Phoebe and I both went for burgers of different descriptions. Phoebe’s satay pork and king prawn burger came open-faced on a ciabatta with a sort of spicy Thai slaw. We weren’t sure where the prawns were, but figured they must be ground up in the burger, because Phoebe said she could detect a hint of seafood. She was impressed by the flavours and the authentically Thai combination of pork and prawns (she lived in Thailand for several years, so we shall trust her knowledge of these things.) I ordered the jalapeno bean burger, and it was truly stupendous. How, you may ask, can a veggie burger be described as “stupendous”? Well, my skeptic friend, it was everything a bean burger should be: crispy on the outside, soft and moist in the middle, fragrantly spicy and absolutely covered in melted cheese. Served on a perfectly toasted sesame bun with a homemade-tasting tomato and onion relish and fat, golden chips. I AM SO HUNGRY RIGHT NOW.

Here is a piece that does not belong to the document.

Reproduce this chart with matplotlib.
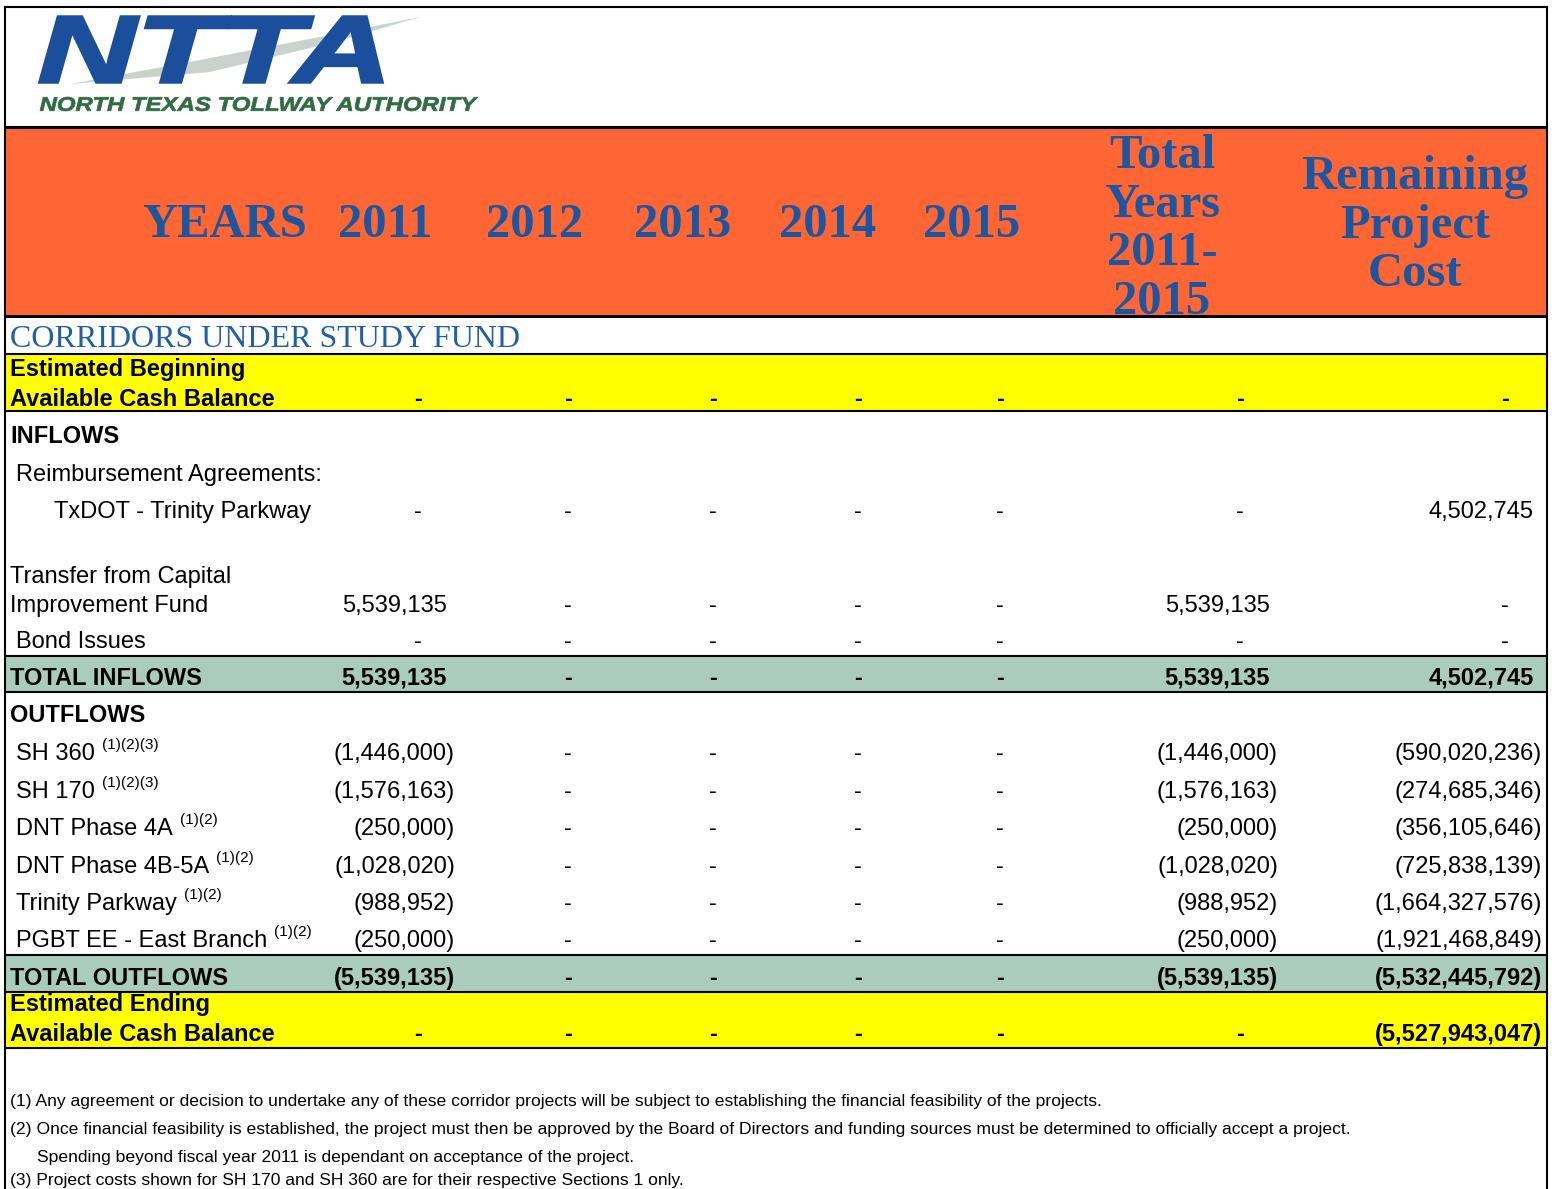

We paused for a brief breather: then dessert. Phoebe, a world renowned custard fanatic, practically bathed in the stuff that came with her apple and blackberry crumble (I am noticing a disturbing theme on this blog of the desire to bathe in gooey foodstuffs). Such a connoisseur is she that she actually ate (or drank?) most of her custard separately from her crumble, so as to fully enjoy the flavours of both. Both were good. Ben and I both had crème brûlée – I was going to be more exciting and have something different, but having borne witness to the devastation crème brûlée envy can wreak on an otherwise healthy relationship, I decided it was safest to get my own. In the end, though, they were slightly different as there was only one left of the white chocolate variety offered on the menu, so I selflessly volunteered to have Baileys flavour instead. Both came in seemingly bottomless coffee cups, with a scoop of pistachio ice cream, a stick of white chocolate and an ocean of mango coulis. They were exhaustingly creamy and delicious, and mine was very, very boozy.

Sunshine, a food coma and good friends will make you happier than drugs or money – I think it was some rap guy who said that. Maybe. Anyway, full points to the Unthank Arms for delicious food and a beautiful day (yes, I am giving them credit for the weather), if slightly undermined by slow and less than friendly service (but who cares, because the weather was nice). Now it’s time for a lemsip and a snotty nap, and perhaps I shall dream of bean burgers.